01 ETL vs ELT
ETL (extract → transform → load) applies business rules before landing in the warehouse—good when the target schema is fixed. ELT loads raw or lightly cleaned data first, then transforms inside the warehouse using SQL/Spark—scales with modern warehouses and keeps raw history for reprocessing.
ELT keeps raw data close to the warehouse so you can replay transformations when definitions change—common in analytics engineering and feature pipelines.
02 Medallion architecture
A layered lakehouse pattern: Bronze = immutable raw ingest (append-only), Silver = cleaned, conformed, deduplicated entities, Gold = business aggregates and curated marts for BI/ML. Each layer reduces ambiguity and cost for downstream users.

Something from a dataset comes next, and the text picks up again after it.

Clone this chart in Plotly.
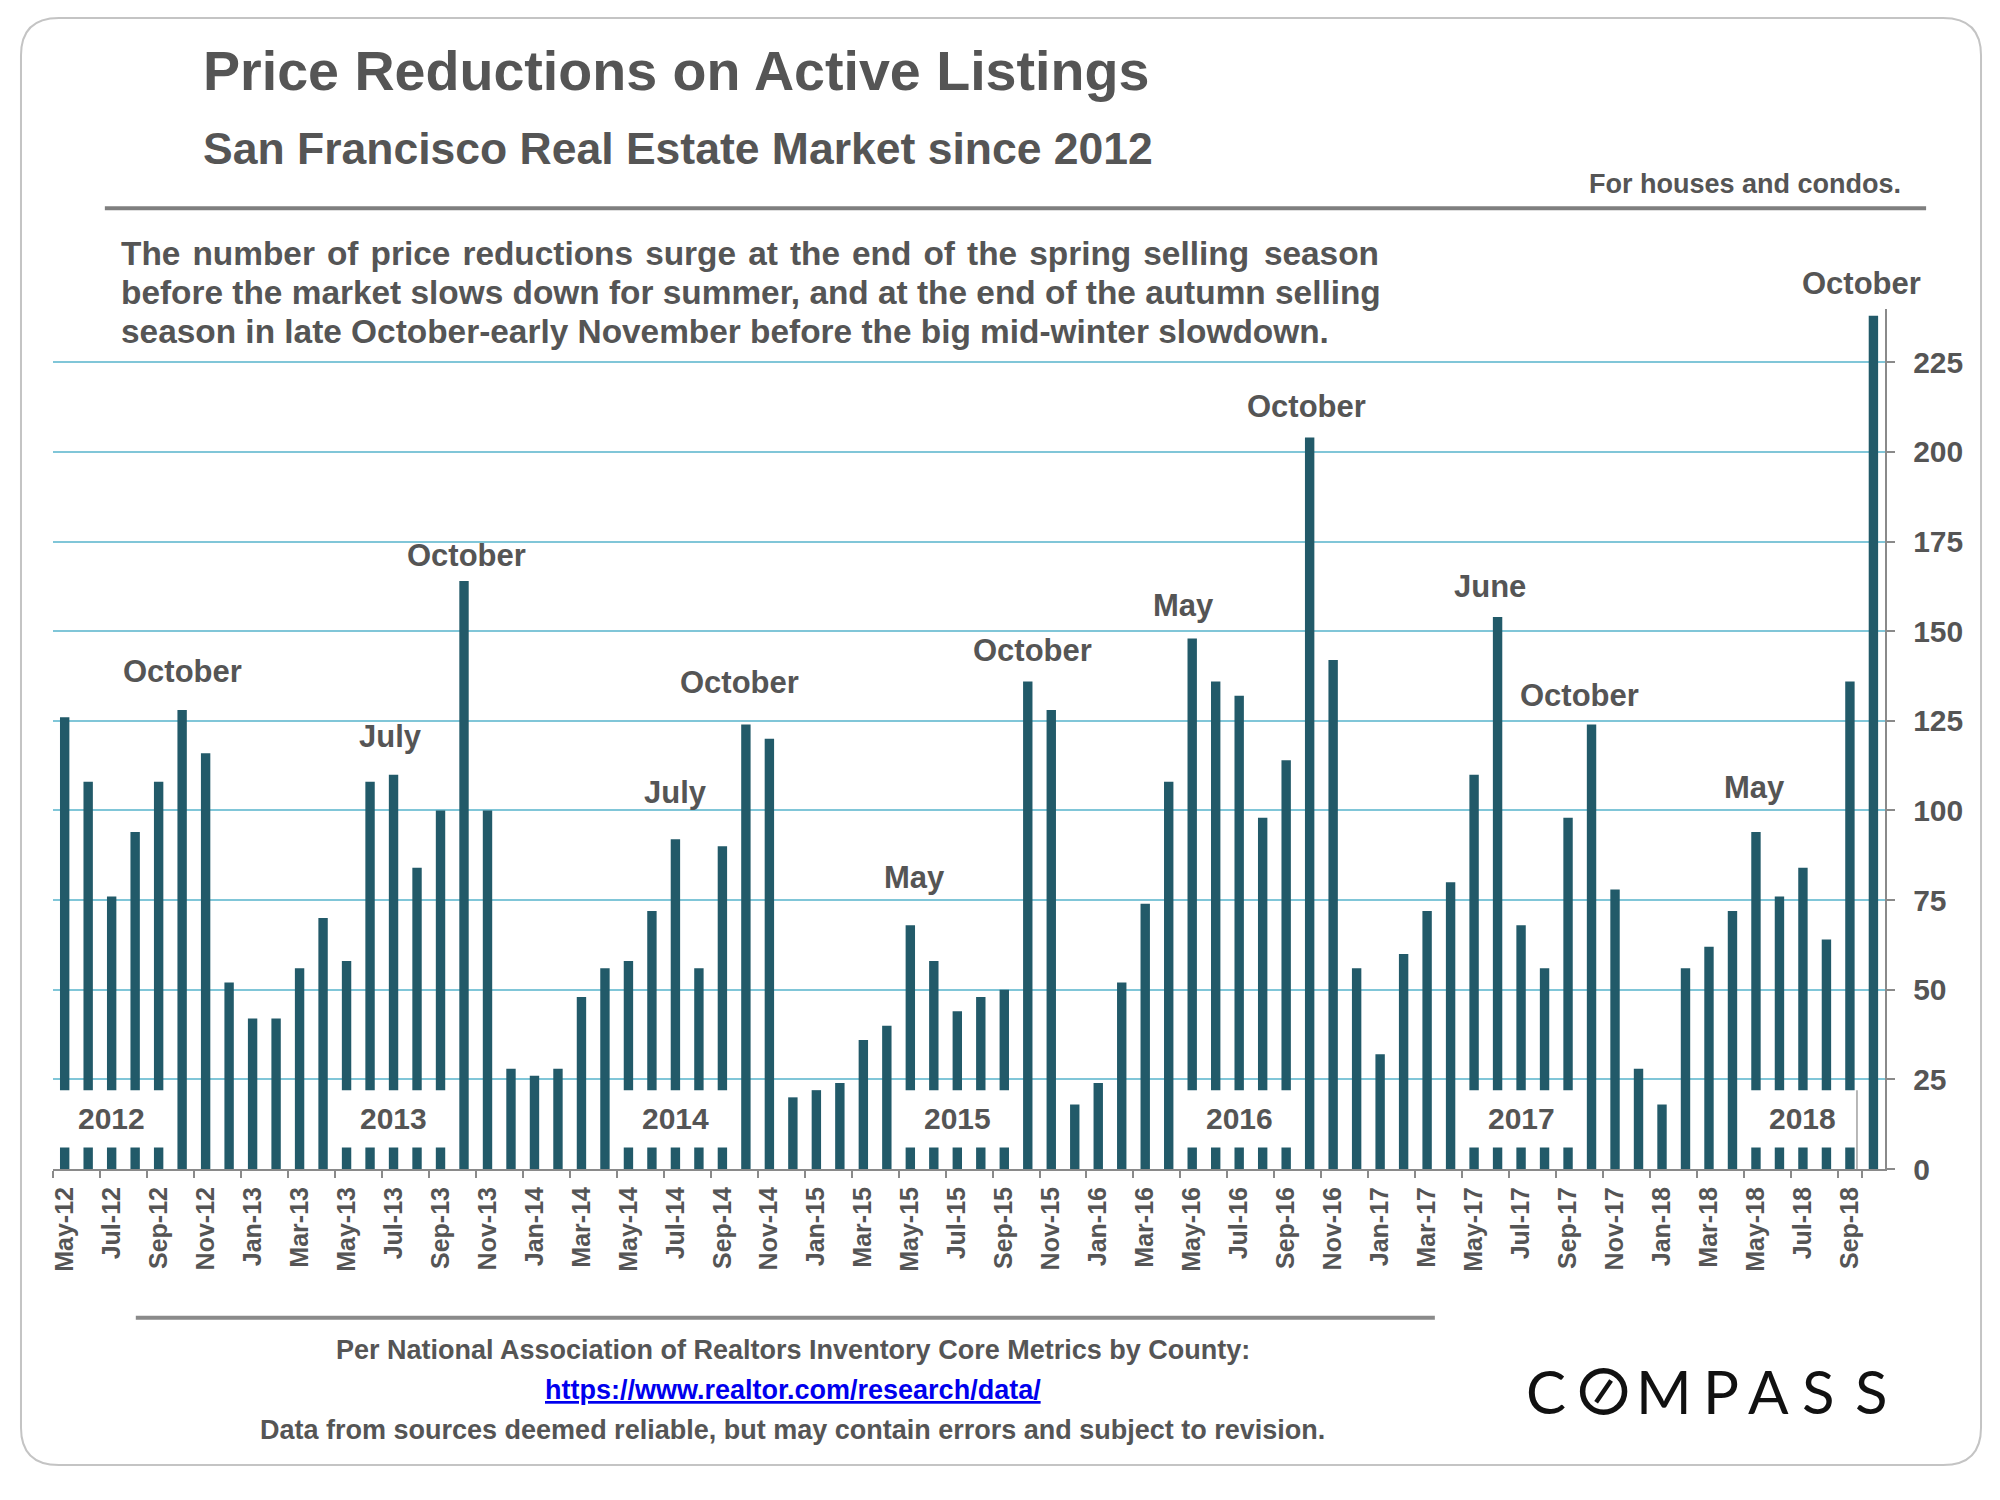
import plotly.graph_objects as go
import pandas as pd

# ---------------- DATA ----------------
months = pd.date_range("2012-05-01", "2018-10-01", freq="MS").strftime("%b-%y").tolist()
reductions = [126, 108, 76, 94, 108, 128, 116, 52,
              42, 42, 56, 70, 58, 108, 110, 84, 100, 164, 100, 28,
              26, 28, 48, 56, 58, 72, 92, 56, 90, 124, 120, 20,
              22, 24, 36, 40, 68, 58, 44, 48, 50, 136, 128, 18,
              24, 52, 74, 108, 148, 136, 132, 98, 114, 204, 142, 56,
              32, 60, 72, 80, 110, 154, 68, 56, 98, 124, 78, 28,
              18, 56, 62, 72, 94, 76, 84, 64, 136, 238]
y_ticks = [0, 25, 50, 75, 100, 125, 150, 175, 200, 225]
x_tick_labels = months[::2]
years = ["2012", "2013", "2014", "2015", "2016", "2017", "2018"]
year_mid_months = ["Jul-12", "Jul-13", "Jul-14", "Jul-15", "Jul-16", "Jul-17", "Jul-18"]
peak_months = ["Oct-12", "Jul-13", "Oct-13", "Jul-14", "Oct-14", "May-15", "Oct-15",
               "May-16", "Oct-16", "Jun-17", "Oct-17", "May-18", "Oct-18"]
peak_names = ["October", "July", "October", "July", "October", "May", "October",
              "May", "October", "June", "October", "May", "October"]

title = "Price Reductions on Active Listings"
subtitle = "San Francisco Real Estate Market since 2012"
note = "For houses and condos."
desc_lines = ["The number of price reductions surge at the end of the spring selling season",
              "before the market slows down for summer, and at the end of the autumn selling",
              "season in late October-early November before the big mid-winter slowdown."]
source1 = "Per National Association of Realtors Inventory Core Metrics by County:"
source_url = "https://www.realtor.com/research/data/"
source2 = "Data from sources deemed reliable, but may contain errors and subject to revision."

# ---------------- STYLE / LAYOUT ----------------
# The page body has an 8px margin, so the figure is 16px smaller than the
# 2000x1500 window and all reference pixel positions are shifted by 8.
OFF = 8
W, H = 2000 - 2 * OFF, 1500 - 2 * OFF
PL, PR, PT, PB = 50, 1885, 312, 1182.5
FONT = "Liberation Sans, Arial, sans-serif"
GREY = "#555555"
BAR = "#225a69"
GRID = "#80c6d8"
AXIS = "#8a8a8a"

label_dy = [39, 38, 26, 47, 42, 48, 31, 33, 31, 30, 29, 45, 32]
label_dx = [0, -3, 2, 0, -6, 4, 5, -9, -3, -8, -12, -1, -12]


def px(x):
    return (x - OFF) / W


def py(y):
    return 1 - (y - OFF) / H


def justify(line, n_extra, filler="\u200a"):
    """Widen a text line a little by spreading hair spaces over its gaps."""
    words = line.split(" ")
    gaps = len(words) - 1
    out = words[0]
    for g in range(1, len(words)):
        cnt = (g * n_extra) // gaps - ((g - 1) * n_extra) // gaps
        out += " " + filler * cnt + words[g]
    return out


fig = go.Figure()
fig.add_trace(go.Bar(x=months, y=reductions, marker=dict(color=BAR, line=dict(width=0)),
                     width=0.4, hoverinfo="x+y"))

annotations = []
shapes = []

# year boxes
for yr, mid in zip(years, year_mid_months):
    i = months.index(mid)
    shapes.append(dict(type="rect", xref="x", yref="y", x0=i - 2.5, x1=i + 2.5, y0=6, y1=22,
                       fillcolor="white", line=dict(width=0), layer="above"))
    annotations.append(dict(x=mid, y=14, xref="x", yref="y", text=yr, showarrow=False,
                            font=dict(family=FONT, size=30, color=GREY, weight="bold"),
                            xanchor="center", yanchor="middle"))
shapes.append(dict(type="line", xref="x", yref="y", x0=76.3, x1=76.3, y0=0, y1=22,
                   line=dict(color="#a0a0a0", width=1.5), layer="above"))

# peak labels
for m, name, dy, dx in zip(peak_months, peak_names, label_dy, label_dx):
    v = reductions[months.index(m)]
    annotations.append(dict(x=m, y=v, xref="x", yref="y", text=name, showarrow=False,
                            font=dict(family=FONT, size=31, color=GREY, weight="bold"),
                            xanchor="center", yanchor="middle", yshift=dy, xshift=dx))

# titles
annotations.append(dict(x=px(198), y=py(72), xref="paper", yref="paper", text=title, showarrow=False,
                        font=dict(family=FONT, size=55.6, color=GREY, weight="bold"),
                        xanchor="left", yanchor="middle"))
annotations.append(dict(x=px(198), y=py(150.5), xref="paper", yref="paper", text=subtitle, showarrow=False,
                        font=dict(family=FONT, size=44.5, color=GREY, weight="bold"),
                        xanchor="left", yanchor="middle"))
annotations.append(dict(x=px(1903), y=py(186), xref="paper", yref="paper", text=note, showarrow=False,
                        font=dict(family=FONT, size=27, color=GREY, weight="bold"),
                        xanchor="right", yanchor="middle"))
desc_render = [justify(desc_lines[0], 14), desc_lines[1], desc_lines[2]]
for k, line in enumerate(desc_render):
    annotations.append(dict(x=px(116), y=py(256 + 39.7 * k), xref="paper", yref="paper", text=line,
                            showarrow=False,
                            font=dict(family=FONT, size=33.4, color=GREY, weight="bold"),
                            xanchor="left", yanchor="middle"))

# footer
annotations.append(dict(x=px(791), y=py(1366), xref="paper", yref="paper", text=source1, showarrow=False,
                        font=dict(family=FONT, size=27, color=GREY, weight="bold"),
                        xanchor="center", yanchor="middle"))
annotations.append(dict(x=px(791), y=py(1405.6), xref="paper", yref="paper",
                        text="<u>" + source_url + "</u>", showarrow=False,
                        font=dict(family=FONT, size=27, color="#0000ee", weight="bold"),
                        xanchor="center", yanchor="middle"))
annotations.append(dict(x=px(791), y=py(1446), xref="paper", yref="paper", text=source2, showarrow=False,
                        font=dict(family=FONT, size=27, color=GREY, weight="bold"),
                        xanchor="center", yanchor="middle"))

# COMPASS logo (letters placed individually, O drawn as ring with slash)
logo_letters = [("C", 1545), ("M", 1664), ("P", 1721), ("A", 1768), ("S", 1818), ("S", 1871)]
for ch, cx in logo_letters:
    annotations.append(dict(x=px(cx), y=py(1407.5), xref="paper", yref="paper", text=ch, showarrow=False,
                            font=dict(family="Lato, Noto Sans, sans-serif", size=60, color="#111111"),
                            xanchor="center", yanchor="middle"))
ocx, ocy, orad = 1603, 1407.5, 21
shapes.append(dict(type="circle", xref="paper", yref="paper",
                   x0=px(ocx - orad), x1=px(ocx + orad), y0=py(ocy + orad), y1=py(ocy - orad),
                   line=dict(color="#111111", width=5.5)))
shapes.append(dict(type="line", xref="paper", yref="paper",
                   x0=px(ocx - 7.5), y0=py(ocy + 11), x1=px(ocx + 7.5), y1=py(ocy - 11),
                   line=dict(color="#111111", width=4.5)))

# rule lines
shapes.append(dict(type="line", xref="paper", yref="paper", x0=px(102), x1=px(1926), y0=py(210.5), y1=py(210.5),
                   line=dict(color="#7f7f7f", width=4)))
shapes.append(dict(type="line", xref="paper", yref="paper", x0=px(133), x1=px(1434), y0=py(1333), y1=py(1333),
                   line=dict(color="#8a8a8a", width=4)))

# rounded border
bx0, by0, bx1, by1, r = 18, 18, 1981, 1482, 38


def P(x, y):
    return f"{px(x):.5f},{py(y):.5f}"


path = (f"M {P(bx0 + r, by0)} L {P(bx1 - r, by0)} Q {P(bx1, by0)} {P(bx1, by0 + r)} "
        f"L {P(bx1, by1 - r)} Q {P(bx1, by1)} {P(bx1 - r, by1)} "
        f"L {P(bx0 + r, by1)} Q {P(bx0, by1)} {P(bx0, by1 - r)} "
        f"L {P(bx0, by0 + r)} Q {P(bx0, by0)} {P(bx0 + r, by0)} Z")
shapes.append(dict(type="path", xref="paper", yref="paper", path=path,
                   line=dict(color="#c4c4c4", width=2), layer="below"))

fig.update_layout(
    width=W, height=H, autosize=False,
    margin=dict(l=0, r=0, t=0, b=0, pad=0),
    paper_bgcolor="white", plot_bgcolor="white",
    showlegend=False,
    annotations=annotations, shapes=shapes,
    xaxis=dict(type="category", domain=[px(PL), px(PR)], range=[-0.5, len(months) - 0.5],
               tickmode="array", tickvals=x_tick_labels, ticktext=x_tick_labels,
               tickangle=-90, ticks="outside", tickson="boundaries", ticklen=7, tickwidth=2,
               tickcolor=AXIS, showline=True, linecolor=AXIS, linewidth=2, showgrid=False,
               zeroline=False, ticklabelstandoff=6,
               tickfont=dict(family=FONT, size=25, color=GREY, weight="bold")),
    yaxis=dict(side="right", domain=[py(PB), py(PT)], range=[0, 240],
               tickmode="array", tickvals=y_ticks, ticks="outside", ticklen=8, tickwidth=2,
               tickcolor=AXIS, showline=True, linecolor=AXIS, linewidth=2,
               showgrid=True, gridcolor=GRID, gridwidth=1.5, zeroline=False,
               ticklabelstandoff=12,
               tickfont=dict(family=FONT, size=30, color=GREY, weight="bold")),
)

fig.write_html("out.html")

Not every org names layers this way, but the progressive refinement idea is universal: isolate ingestion bugs in bronze before they pollute gold KPIs.
03 Batch vs streaming
Batch jobs (hourly, daily) maximize throughput and simplify correctness with idempotent partitions. Streaming (event-by-event or micro-batch) minimizes latency for alerts and near-real-time features—at the cost of operational complexity (watermarks, late data, exactly-once semantics).
Hybrid is common: stream into a real-time store for online features, batch into the warehouse for training sets and reporting.
04 Mental model
Good data engineering makes ML and analytics possible: without reliable grain, timestamps, and joins, models learn noise. Invest in lineage (where did this column come from?), tests (unique keys, not-null), and cost-aware storage (partitioning, clustering, lifecycle policies).